Trois rangées de bancs, élèves à droite, élèves à gauche, et personne dans la rangée du milieu. Je fais remarquer à la classe, ces quinze garçons de 18-20 ans, que c’est vide en face de moi, l’un d’eux ose: “C’est normal, ceux qui se risquent à cette place, en face du prof, ils sucent des b…!”. Ça commence bien! je suis quelque peu désarçonnée. Je ne suis pas prof aujourd’hui, je vous propose un atelier d’écriture, vous allez composer un roman-photo, il n’y a pas de notes, pas de bonne ou mauvaise copie. Ils ont l’air perplexes. Tant habitués au scolaire, à ne pas faire de fautes d’orthographe. Je n’ai jamais aimé ce mot de faute. On devrait dire: erreurs d’orthographe. On discute de l’héroïsme, qu’est ce qu’un héros, quel personnage de livre ou de bande dessinée vous séduit. L’un d’eux réplique: “moi mon héros c’est Rocco!” Et tout le groupe de pouffer de rire. Je dois en une fraction de seconde me décider, réagir ou faire semblant de ne pas comprendre. Je me lance: “Ah, vous parlez de cet acteur porno?”. Ils en restent bouche bée. Ils vont peut-être m’écouter maintenant au lieu de chercher à me chahuter et me déstabiliser. L’un d’eux me parle d’un personnage de série télé dont je n’ai jamais entendu parler vu que je n’ai pas la télé. “Quoi, vous n’avez pas de télé? c’est impossible!” et voilà le groupe qui repart en vrille, ils veulent me convaincre d’acheter une télé, certains ont des contacts avec des revendeurs, du matériel volé, ils pourraient m’en avoir une pour pas cher. Puis à nouveau brouhaha dans la salle où fusent des commentaires à connotations sexuelles qui les font mourir de rire. J’arrive toutefois à distribuer à chacun ma série de vignettes photos, les mêmes pour tous.
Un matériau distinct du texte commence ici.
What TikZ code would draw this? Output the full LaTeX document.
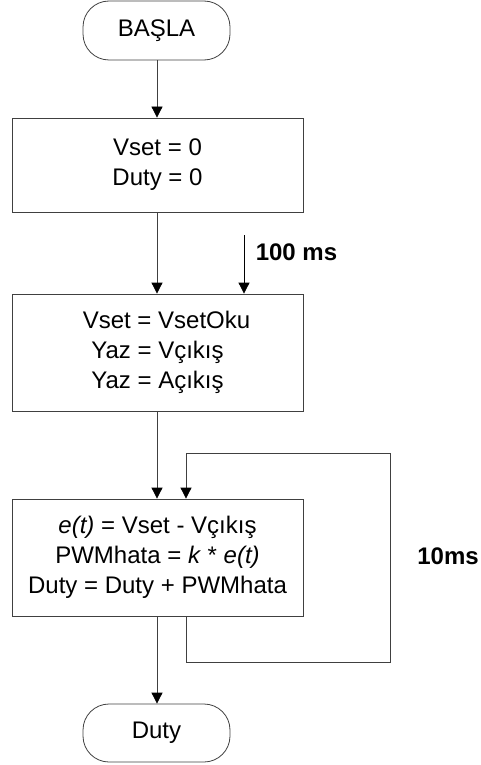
\documentclass[tikz,border=0pt]{standalone}
\usepackage{fontspec}
\setmainfont{Liberation Sans}
\usetikzlibrary{arrows.meta}
\begin{document}
\begin{tikzpicture}[x=1pt,y=-1pt,
  line width=0.8pt,
  txt/.style={font=\fontsize{24}{30}\selectfont},
  procbox/.style={draw=black!75, rectangle, minimum width=291pt, align=center, inner sep=0pt, txt},
  termbox/.style={draw=black!75, rectangle, rounded corners=26pt, minimum width=147pt, minimum height=59pt, inner sep=0pt, txt},
  arr/.style={draw=black!75, -{Triangle[width=11pt,length=11pt,color=black]}},
  lbl/.style={font=\bfseries\fontsize{24}{28}\selectfont, inner sep=0pt}]
\useasboundingbox (0,0) rectangle (480,765);

% terminators and process boxes
\node[termbox] (basla) at (156.5,30.5) {BAŞLA};
\node[procbox, minimum height=94pt] (init) at (157.5,165) {Vset = 0\\Duty = 0};
\node[procbox, minimum height=117pt] (read) at (157.5,352.5) {\hspace*{18pt}Vset = VsetOku\\Yaz = Vçıkış\\Yaz = Açıkış};
\node[procbox, minimum height=117pt] (ctrl) at (157.5,557.5) {\textit{e(t)} = Vset - Vçıkış\\PWMhata = \textit{k} * \textit{e(t)}\\Duty = Duty + PWMhata};
\node[termbox, minimum height=58pt] (duty) at (156.5,733) {Duty};

% main flow
\draw[arr] (basla.south -| 157,0) -- (init.north -| 157,0);
\draw[arr] (init.south -| 157,0) -- (read.north -| 157,0);
\draw[arr] (read.south -| 157,0) -- (ctrl.north -| 157,0);
\draw[arr] (ctrl.south -| 157,0) -- (duty.north -| 157,0);

% 100 ms trigger
\coordinate (tick) at (244,235);
\draw[arr, draw=black] (tick) -- (tick |- read.north);
\node[lbl] (t100) at (296.5,252) {100 ms};

% 10 ms control loop
\coordinate (loopA) at (186,453);
\coordinate (loopT) at (390,453);
\coordinate (loopB) at (390,662);
\draw[arr] (loopA |- ctrl.south) -- (loopA |- loopB) -- (loopB) -- (loopT) -- (loopA) -- (loopA |- ctrl.north);
\node[lbl] (t10) at (448,556) {10ms};
\end{tikzpicture}
\end{document}
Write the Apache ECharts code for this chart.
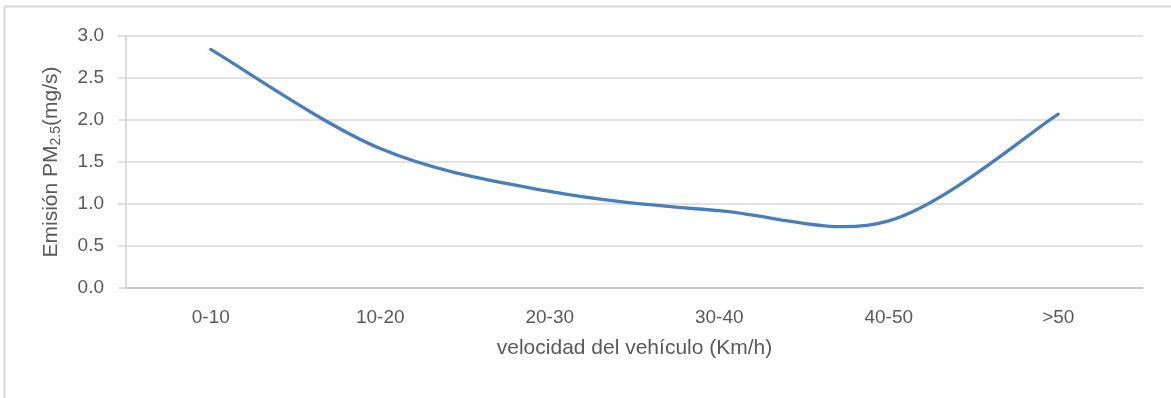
<!DOCTYPE html>
<html>
<head>
<meta charset="utf-8">
<script src="https://cdn.jsdelivr.net/npm/echarts@6/dist/echarts.min.js"></script>
<style>
html,body{margin:0;padding:0;background:#fff;}
#c{width:1171px;height:398px;}
</style>
</head>
<body>
<div id="c"></div>
<script>
const categories = ['0-10', '10-20', '20-30', '30-40', '40-50', '>50'];
const emission = [2.84, 1.66, 1.15, 0.92, 0.80, 2.07];
const yTicks = { min: 0, max: 3.0, interval: 0.5 };

const FONT = '"Liberation Sans", Arial, sans-serif';
const TXT = '#595959';
const LINE = '#4a7ebb';

// Excel-like smoothed line (Catmull-Rom through the data points), drawn from axis coordinates
function renderSpline(params, api) {
  if (params.dataIndex !== 0) return null;
  const pts = emission.map((v, i) => api.coord([i, v]));
  let d = 'M' + pts[0][0] + ' ' + pts[0][1];
  for (let i = 0; i < pts.length - 1; i++) {
    const p0 = pts[i - 1] || pts[i];
    const p1 = pts[i];
    const p2 = pts[i + 1];
    const p3 = pts[i + 2] || pts[i + 1];
    const c1x = p1[0] + (p2[0] - p0[0]) / 6;
    const c1y = p1[1] + (p2[1] - p0[1]) / 6;
    const c2x = p2[0] - (p3[0] - p1[0]) / 6;
    const c2y = p2[1] - (p3[1] - p1[1]) / 6;
    d += ' C' + c1x + ' ' + c1y + ' ' + c2x + ' ' + c2y + ' ' + p2[0] + ' ' + p2[1];
  }
  return {
    type: 'path',
    shape: { pathData: d },
    style: { fill: 'none', stroke: LINE, lineWidth: 3.3, lineCap: 'round', lineJoin: 'round' }
  };
}

const chart = echarts.init(document.getElementById('c'), null, { renderer: 'canvas' });
chart.setOption({
  backgroundColor: '#fff',
  animation: false,
  graphic: [{
    type: 'rect',
    shape: { x: 4.5, y: 6.5, width: 1300, height: 600 },
    style: { fill: 'none', stroke: '#d9d9d9', lineWidth: 2 },
    silent: true,
    z: -10
  }],
  grid: { left: 126, right: 28, top: 36, bottom: 110, containLabel: false },
  xAxis: {
    type: 'category',
    data: categories,
    boundaryGap: true,
    axisLine: { show: true, lineStyle: { color: '#bfbfbf', width: 1.5 } },
    axisTick: { show: false },
    axisLabel: { color: TXT, fontSize: 19, fontFamily: FONT, margin: 20 },
    splitLine: { show: false },
    name: 'velocidad del vehículo (Km/h)',
    nameLocation: 'middle',
    nameGap: 50,
    nameTextStyle: { color: TXT, fontSize: 21, fontFamily: FONT }
  },
  yAxis: {
    type: 'value',
    min: yTicks.min,
    max: yTicks.max,
    interval: yTicks.interval,
    axisLine: { show: true, lineStyle: { color: '#d0d0d0', width: 1.5 } },
    axisTick: { show: true, length: 8, inside: false, lineStyle: { color: '#d9d9d9', width: 1.5 } },
    axisLabel: {
      color: TXT, fontSize: 19, fontFamily: FONT, margin: 22,
      formatter: v => v.toFixed(1)
    },
    splitLine: { show: true, lineStyle: { color: '#d9d9d9', width: 1.5 } },
    name: '{a|Emisión PM}{s|2.5}{a|(mg/s)}',
    nameLocation: 'middle',
    nameGap: 63,
    nameRotate: 90,
    nameTextStyle: {
      color: TXT, fontSize: 21, fontFamily: FONT,
      rich: {
        a: { color: TXT, fontSize: 21, fontFamily: FONT },
        s: { color: TXT, fontSize: 14, fontFamily: FONT, padding: [10, 0, 0, 0] }
      }
    }
  },
  series: [{
    type: 'custom',
    data: emission.map((v, i) => [i, v]),
    renderItem: renderSpline,
    clip: false
  }]
});
</script>
</body>
</html>
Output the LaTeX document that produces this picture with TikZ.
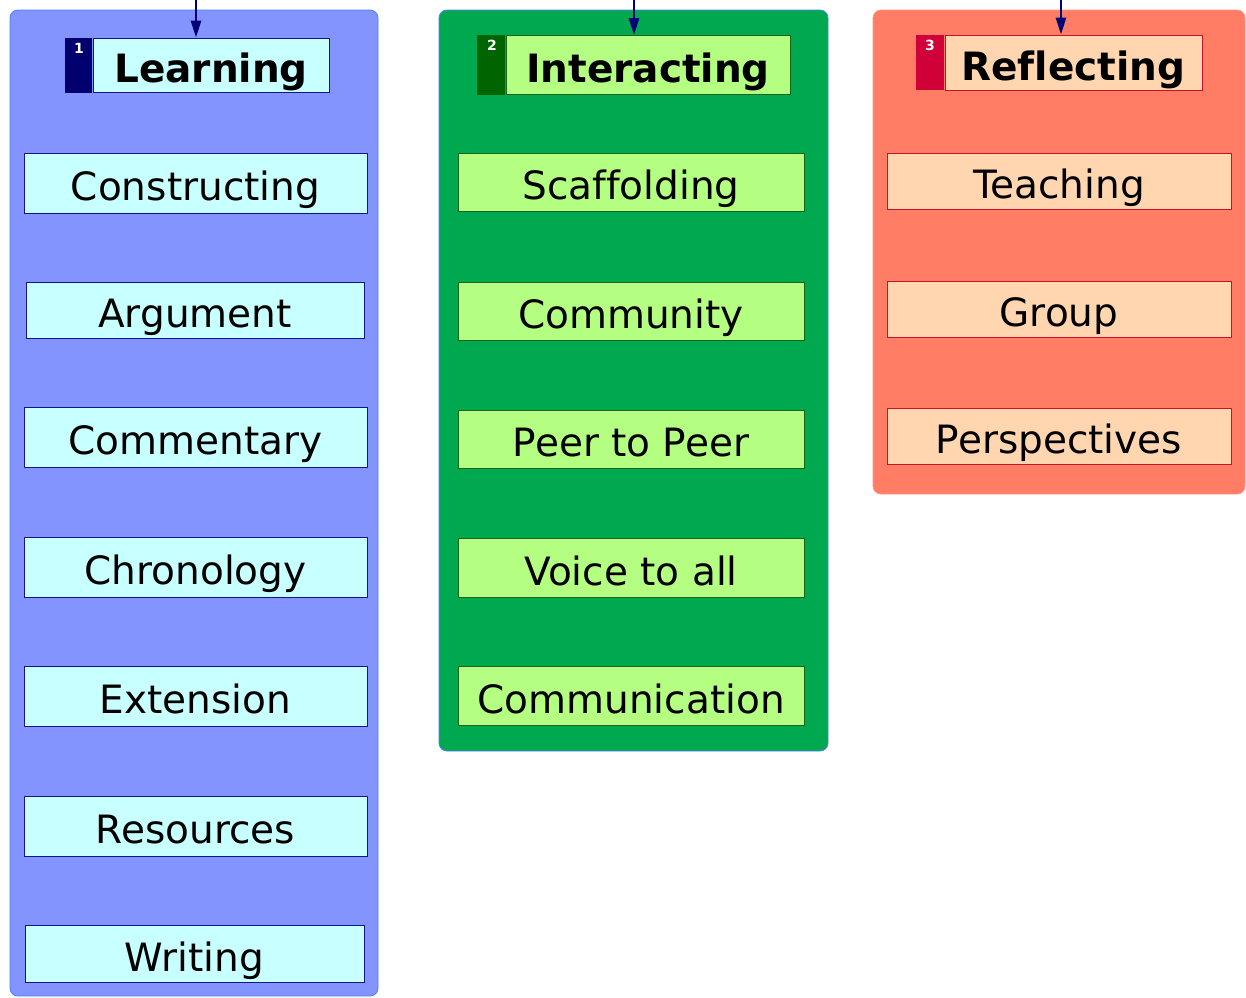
\documentclass[tikz,border=0pt]{standalone}
\usepackage{fontspec}
\setmainfont[Ligatures={NoCommon}]{DejaVu Sans}
\usepackage{xcolor}
\usetikzlibrary{arrows.meta, positioning}
\definecolor{learnBg}{RGB}{132, 148, 255}
\definecolor{learnBox}{RGB}{200, 255, 255}
\definecolor{learnLine}{RGB}{20, 20, 130}
\definecolor{learnNum}{RGB}{0, 0, 110}
\definecolor{interBg}{RGB}{0, 168, 80}
\definecolor{interBox}{RGB}{180, 255, 130}
\definecolor{interLine}{RGB}{25, 100, 25}
\definecolor{interNum}{RGB}{0, 100, 0}
\definecolor{reflBg}{RGB}{255, 125, 100}
\definecolor{reflBox}{RGB}{255, 214, 176}
\definecolor{reflLine}{RGB}{200, 20, 40}
\definecolor{reflNum}{RGB}{208, 0, 56}
\definecolor{frameBlue}{RGB}{70, 130, 255}
\definecolor{arrowNavy}{RGB}{0, 0, 120}

\begin{document}
\begin{tikzpicture}[
    x=1pt, y=-1pt,
    group/.style={rectangle, rounded corners=8pt, fill=#1, draw=frameBlue, line width=0.8pt, inner sep=0pt},
    item/.style={rectangle, fill=#1, line width=0.8pt, inner sep=0pt, text height=38pt, text depth=3pt, font=\fontsize{39}{45}\selectfont},
    head/.style={rectangle, fill=#1, line width=0.8pt, inner sep=0pt, text height=38pt, text depth=3pt, font=\bfseries\fontsize{39}{45}\selectfont},
    num/.style={rectangle, fill=#1, inner sep=0pt, anchor=north east},
    digit/.style={text=white, inner sep=0pt, font=\bfseries\fontsize{14}{16}\selectfont},
    arrow/.style={-{Triangle[length=17pt, width=10pt]}, line width=2.6pt, draw=arrowNavy}
]
\useasboundingbox (0,0) rectangle (1246,997);

% Learning
\node[group=learnBg, minimum width=368pt, minimum height=986pt] (learnbg) at (194,503) {};
\node[head=learnBox, draw=learnLine, minimum width=236pt, minimum height=54pt] (learnhead) at (211,65) {Learning};
\node[num=learnNum, minimum width=27pt, minimum height=55pt] (learnnum) at (learnhead.north west) {};
\node[digit] (learnone) at (79,48) {1};
\node[item=learnBox, draw=learnLine, minimum width=343pt, minimum height=60pt] (constructing) at (195.5,183) {Constructing};
\node[item=learnBox, draw=learnLine, minimum width=338pt, minimum height=56pt] (argument) at (195,310) {Argument};
\node[item=learnBox, draw=learnLine, minimum width=343pt, minimum height=60pt] (commentary) at (195.5,437) {Commentary};
\node[item=learnBox, draw=learnLine, minimum width=343pt, minimum height=60pt] (chronology) at (195.5,567) {Chronology};
\node[item=learnBox, draw=learnLine, minimum width=343pt, minimum height=60pt] (extension) at (195.5,696) {Extension};
\node[item=learnBox, draw=learnLine, minimum width=343pt, minimum height=60pt] (resources) at (195.5,826) {Resources};
\node[item=learnBox, draw=learnLine, minimum width=339pt, minimum height=57pt] (writing) at (194.5,953.5) {Writing};

% Interacting
\node[group=interBg, minimum width=389pt, minimum height=741pt] (interbg) at (633.5,380.5) {};
\node[head=interBox, draw=interLine, minimum width=284pt, minimum height=59pt] (interhead) at (648,65) {Interacting};
\node[num=interNum, minimum width=28pt, minimum height=60pt] (internum) at (interhead.north west) {};
\node[digit] (intertwo) at (492,45) {2};
\node[item=interBox, draw=interLine, minimum width=346pt, minimum height=58pt] (scaffolding) at (631,182) {Scaffolding};
\node[item=interBox, draw=interLine, minimum width=346pt, minimum height=58pt] (community) at (631,311) {Community};
\node[item=interBox, draw=interLine, minimum width=346pt, minimum height=58pt] (peer) at (631,439) {Peer to Peer};
\node[item=interBox, draw=interLine, minimum width=346pt, minimum height=59pt] (voice) at (631,567.5) {Voice to all};
\node[item=interBox, draw=interLine, minimum width=346pt, minimum height=59pt] (communication) at (631,695.5) {Communication};

% Reflecting
\node[group=reflBg, draw=reflBg!80!white, minimum width=372pt, minimum height=484pt] (reflbg) at (1059,252) {};
\node[head=reflBox, draw=reflLine, minimum width=257pt, minimum height=55pt] (reflhead) at (1073.5,62.5) {Reflecting};
\node[num=reflNum, minimum width=28pt, minimum height=55pt] (reflnum) at (reflhead.north west) {};
\node[digit] (reflthree) at (930,45) {3};
\node[item=reflBox, draw=reflLine, minimum width=344pt, minimum height=56pt] (teaching) at (1059,181) {Teaching};
\node[item=reflBox, draw=reflLine, minimum width=344pt, minimum height=56pt] (group) at (1059,309) {Group};
\node[item=reflBox, draw=reflLine, minimum width=344pt, minimum height=56pt] (perspectives) at (1059,436) {Perspectives};

% Incoming arrows
\coordinate (learnin) at (196,0);
\coordinate (interin) at (634,0);
\coordinate (reflin) at (1061,0);
\draw[arrow] (learnin) -- (learnin |- learnhead.north);
\draw[arrow] (interin) -- (interin |- interhead.north);
\draw[arrow] (reflin) -- (reflin |- reflhead.north);

\end{tikzpicture}
\end{document}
Vous allez imaginer un ordre à ces photos, les disposer comme dans une bande dessinée et sous chaque vignette, raconter votre histoire. Colle, ciseaux et feuille A3. Enfin le calme s’installe. Le découpage occupe les mains et par ricochet l’esprit. L’un d’eux, au mystérieux prénom de Wandrille, et son voisin Benjamin, féru de cinéma, qui habite si loin et s’est levé à 5 heures du matin, seront les plus impliqués et leur travail abouti ; eux dont la syntaxe hâchée, est incompréhensible dans une rédaction scolaire.
Aboubakra me demande ce que veut dire « campagne »…

  • Maison de retraite Arepa

A chacun son regard…
Douze femmes, moyenne d’âge : soixante dix ans. Je propose d’écrire autour d’une photo qui représente pour moi un conflit évident entre une dame âgée et un ouvrier peintre. Les deux personnages semblent s’empoigner. Se peut-il que le pinceau soit l’enjeu ? Le mur n’est peint qu’à moitié. Pas une seule participante n’a vu cela. Toutes sans exception ont décrit une dame gentille voulant aider un ouvrier maladroit.